Convergence of a complex Fourier series

Question

Let $$ \sum_{k=-\infty}^\infty \frac{2}{\pi (2k+1)i} e^{(2k+1)it} $$

(*) For $n=2k$ the terms are zero.

I'd be glad for a guidance. How do I approach this? Should I split it for Real/Imaginary?

Answer 1

I don't think splitting into real and imaginary parts helps here.
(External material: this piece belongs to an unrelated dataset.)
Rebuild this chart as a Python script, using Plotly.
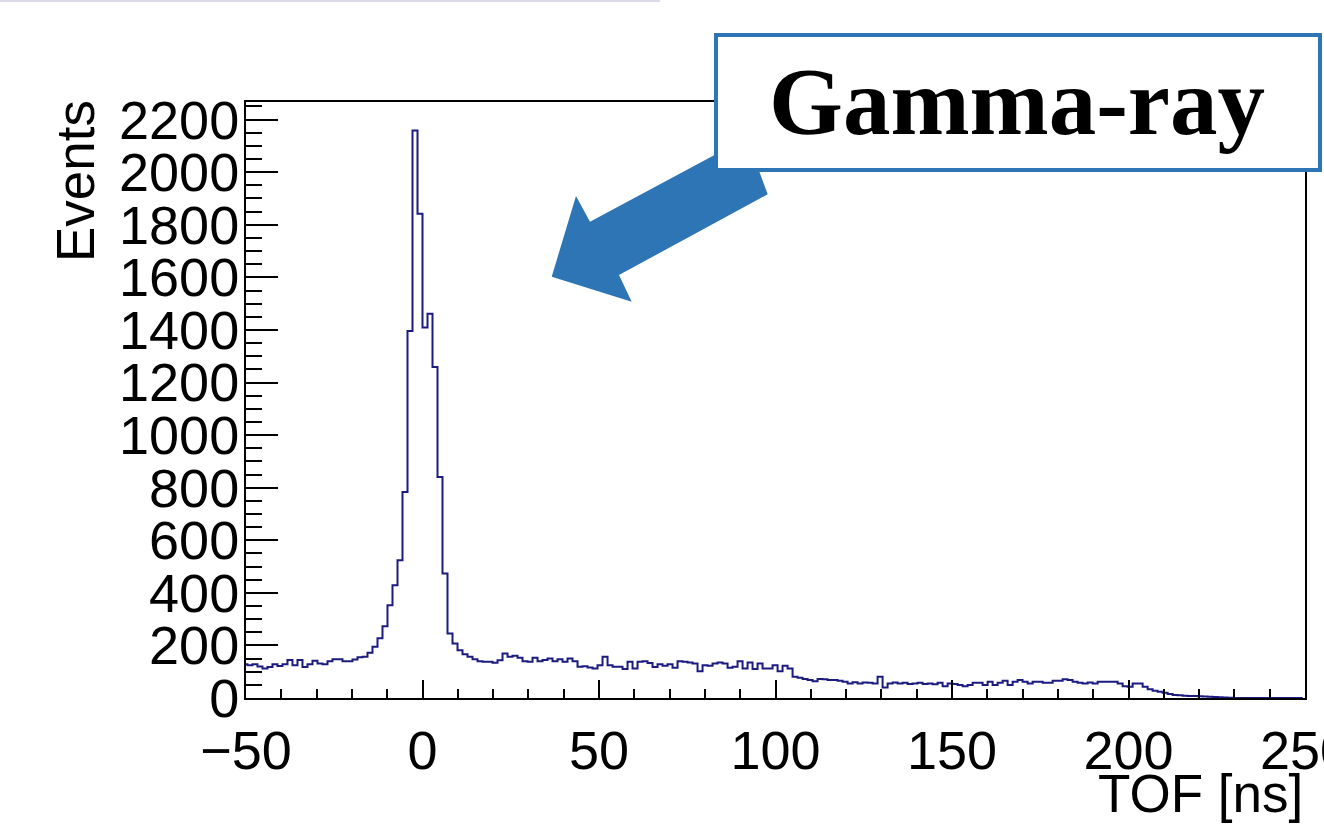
import numpy as np
import plotly.graph_objects as go

# Time-of-flight histogram: fixed-width bins, counts listed from the first bin
BIN_WIDTH = 1.4167          # ns
FIRST_BIN = -36             # index of the first bin (edge = index * BIN_WIDTH)
COUNTS = [
    128, 125, 128, 120, 112, 118, 128, 122, 128, 145, 125, 145, 118, 128, 142, 131,
    128, 140, 147, 147, 140, 140, 146, 155, 157, 172, 195, 227, 273, 353, 429, 524,
    784, 1396, 2159, 1842,
    1409, 1462, 1259, 841, 474, 245, 207, 182, 166, 157, 147, 140, 138, 138, 134, 144,
    169, 157, 161, 153, 140, 138, 153, 140, 145, 150, 140, 147, 138, 150, 140, 119,
    121, 116, 112, 125, 157, 125, 119, 119, 110, 138, 112, 138, 140, 133, 118, 128,
    123, 128, 115, 140, 138, 135, 131, 102, 125, 123, 131, 135, 131, 115, 119, 140,
    112, 135, 110, 131, 112, 112, 125, 102, 123, 112, 81, 77, 72, 68, 64, 72,
    71, 68, 68, 66, 62, 55, 60, 55, 59, 58, 55, 81, 40, 55, 59, 55,
    58, 53, 55, 58, 53, 55, 52, 58, 45, 55, 53, 49, 45, 49, 58, 58,
    49, 62, 49, 58, 66, 49, 62, 68, 62, 55, 62, 62, 58, 58, 66, 66,
    71, 68, 62, 58, 55, 59, 55, 62, 62, 62, 62, 55, 45, 43, 55, 55,
    43, 33, 28, 24, 20, 15, 11, 10, 9, 8, 8, 7, 6, 5, 4, 3,
    2, 1, 0, 0, 0, 0, 0, 0, 0, 0, 0, 0, 0, 0, 0, 0,
]

X_RANGE = [-50, 250]
Y_MAX = 2267
X_TITLE = "TOF [ns]"
Y_TITLE = "Events"
LABEL = "Gamma-ray"

counts = np.array(COUNTS, dtype=float)
edges = (FIRST_BIN + np.arange(len(counts) + 1)) * BIN_WIDTH
step_x = edges
step_y = np.append(counts, counts[-1])

W, H = 1324, 837
ML, MR, MT, MB = 246, 19, 102, 139
PW, PH = W - ML - MR, H - MT - MB


def px(x):
    """Page pixel column -> paper x."""
    return (x - ML) / PW


def py(y):
    """Page pixel row -> paper y."""
    return (H - MB - y) / PH


FONT = "Liberation Sans, Arial, Helvetica, sans-serif"
BLUE = "#2E75B6"

fig = go.Figure()
fig.add_trace(go.Scatter(
    x=step_x, y=step_y, mode="lines",
    line=dict(shape="hv", color="#1b1b80", width=2),
    hoverinfo="skip", showlegend=False,
))

axis_common = dict(
    showline=True, linewidth=2, linecolor="black", mirror=True,
    showgrid=False, zeroline=False, ticks="inside", tickwidth=2,
    tickcolor="black", tickfont=dict(family=FONT, size=54, color="black"),
    ticklabeloverflow="allow", automargin=False,
)
fig.update_xaxes(
    range=X_RANGE, dtick=50, tick0=0, ticklen=18, ticklabelstandoff=4,
    minor=dict(dtick=10, tick0=0, ticks="inside", ticklen=9, tickwidth=2,
               tickcolor="black"),
    **axis_common,
)
fig.update_yaxes(
    range=[0, Y_MAX], dtick=200, tick0=0, ticklen=32, ticklabelstandoff=-6,
    minor=dict(dtick=50, ticks="inside", ticklen=16, tickwidth=2, tickcolor="black"),
    **axis_common,
)

# Arrow pointing at the peak, and the labelled box
arrow = [(590, 221.7), (722, 151), (755, 160), (767.7, 194.3), (619, 275),
         (631.7, 301.7), (551.7, 276.7), (576, 196)]
path = "M " + " L ".join(f"{px(x):.5f},{py(y):.5f}" for x, y in arrow) + " Z"

shapes = [
    dict(type="path", xref="paper", yref="paper", path=path,
         fillcolor=BLUE, line=dict(width=0), layer="above"),
    dict(type="rect", xref="paper", yref="paper",
         x0=px(716), x1=px(1320), y0=py(170), y1=py(35),
         fillcolor="white", line=dict(color=BLUE, width=4), layer="above"),
    dict(type="line", xref="paper", yref="paper",
         x0=px(0), x1=px(660), y0=py(1), y1=py(1),
         line=dict(color="#dadaea", width=2), layer="above"),
]

annotations = [
    dict(text=f"<b>{LABEL}</b>", xref="paper", yref="paper", x=px(1017), y=py(102),
         xanchor="center", yanchor="middle", showarrow=False,
         font=dict(family="Liberation Serif, Times New Roman, serif", size=95,
                   color="black")),
    dict(text=Y_TITLE, xref="paper", yref="paper", x=px(75), y=py(181),
         xanchor="center", yanchor="middle", textangle=-90, showarrow=False,
         font=dict(family=FONT, size=53, color="black")),
    dict(text=X_TITLE, xref="paper", yref="paper", x=px(1305), y=py(793),
         xanchor="right", yanchor="middle", showarrow=False,
         font=dict(family=FONT, size=53, color="black")),
]

fig.update_layout(
    width=W, height=H,
    margin=dict(l=ML, r=MR, t=MT, b=MB, pad=0, autoexpand=False),
    paper_bgcolor="white", plot_bgcolor="white",
    shapes=shapes, annotations=annotations,
    showlegend=False,
)

fig.write_html("out.html", include_plotlyjs=True, config={"displayModeBar": False})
Rearranging and grouping each $e^{(2k+1)it},\, k\geqslant 0$ with $e^{-(2k+1)it}$ shows that

$$\sum_{k=-\infty}^\infty \frac{2}{\pi(2k+1)i}e^{(2k+1)it} = \sum_{k=0}^\infty \frac{2}{\pi(2k+1)i}\bigl(e^{(2k+1)it}-e^{-(2k+1)it}\bigr) = \frac{4}{\pi}\sum_{k=0}^\infty \frac{\sin \bigl(2k+1)t\bigr)}{(2k+1)}$$

is real, however.

To show convergence, in the original form we need to distinguish $t\in\pi\mathbb{Z}$ and $t\in\mathbb{R}\setminus \pi\mathbb{Z}$. For $t = m\pi$, we obtain

$$\sum_{k=-\infty}^\infty \frac{2(-1)^m}{\pi(2k+1)i}$$

which does not converge in the usual sense [independent convergence of the series for $k\geqslant 0$ and the series for $k < 0$], but the symmetric partial sums converge to $0$.
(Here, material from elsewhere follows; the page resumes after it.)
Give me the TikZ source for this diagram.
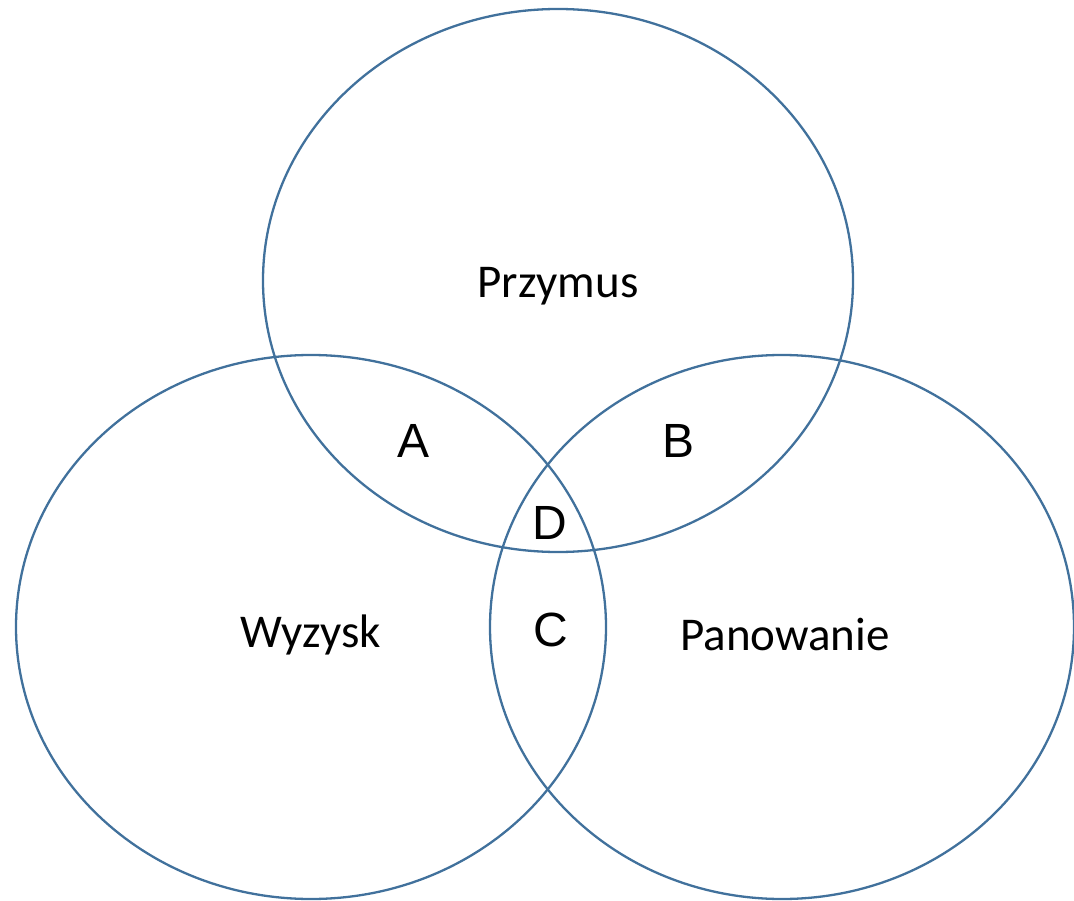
\documentclass[tikz,border=0pt]{standalone}
\usepackage{fontspec}
\setmainfont{Carlito}
\newfontfamily\arialf{Liberation Sans}
\definecolor{venn}{HTML}{41719C}
\begin{document}
\begin{tikzpicture}[x=1pt,y=-1pt,
  setline/.style={draw=venn,line width=2.3pt},
  word/.style={font=\fontsize{47}{52}\selectfont,inner sep=0pt},
  letter/.style={font=\arialf\fontsize{48}{54}\selectfont,inner sep=0pt}]
\useasboundingbox (0,0) rectangle (1074,901);
\draw[setline] (558,280.5) ellipse [x radius=295, y radius=271.5];
\draw[setline] (311,627) ellipse [x radius=295, y radius=272];
\draw[setline] (782,627) ellipse [x radius=292, y radius=272];
\node[word] (przymus) at (558,286) {Przymus};
\node[word] (wyzysk) at (311,635) {Wyzysk};
\node[word] (panowanie) at (785,635) {Panowanie};
\node[letter] (a) at (414,441) {A};
\node[letter] (b) at (679,441) {B};
\node[letter] (d) at (550,523) {D};
\node[letter] (c) at (551,630) {C};
\end{tikzpicture}
\end{document}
For $t\in\mathbb{R}\setminus \pi\mathbb{Z}$, the Dirichlet test shows convergence. In the rewritten real form, the distinction between $t\in\pi\mathbb{Z}$ and $t\notin \pi\mathbb{Z}$ need not be made, Dirichlet's test works for all $t$ then.

To find the function whose Fourier series this is, you could split the series and replace the $e^{it}$ with $z$, giving

$$\sum_{k=0}^\infty \frac{2}{\pi(2k+1)i} z^{2k+1} - \sum_{m=0}^\infty \frac{2}{\pi(2m+1)i}\overline{z}^{(2m+1)}.$$

The power series (one in $z$ and one in $\overline{z}$) have a radius of convergence $1$, we can explicitly determine their values for $\lvert z\rvert < 1$, and it is reasonable to hope that taking the limit $\lvert z\rvert\to 1$ gives the real function whose Fourier series we are given.

There are several ways to prove that the "reasonable hope" is indeed not misleading (that the method works in principle), but one can also verify it by computing the Fourier coefficients of the thusly determined function.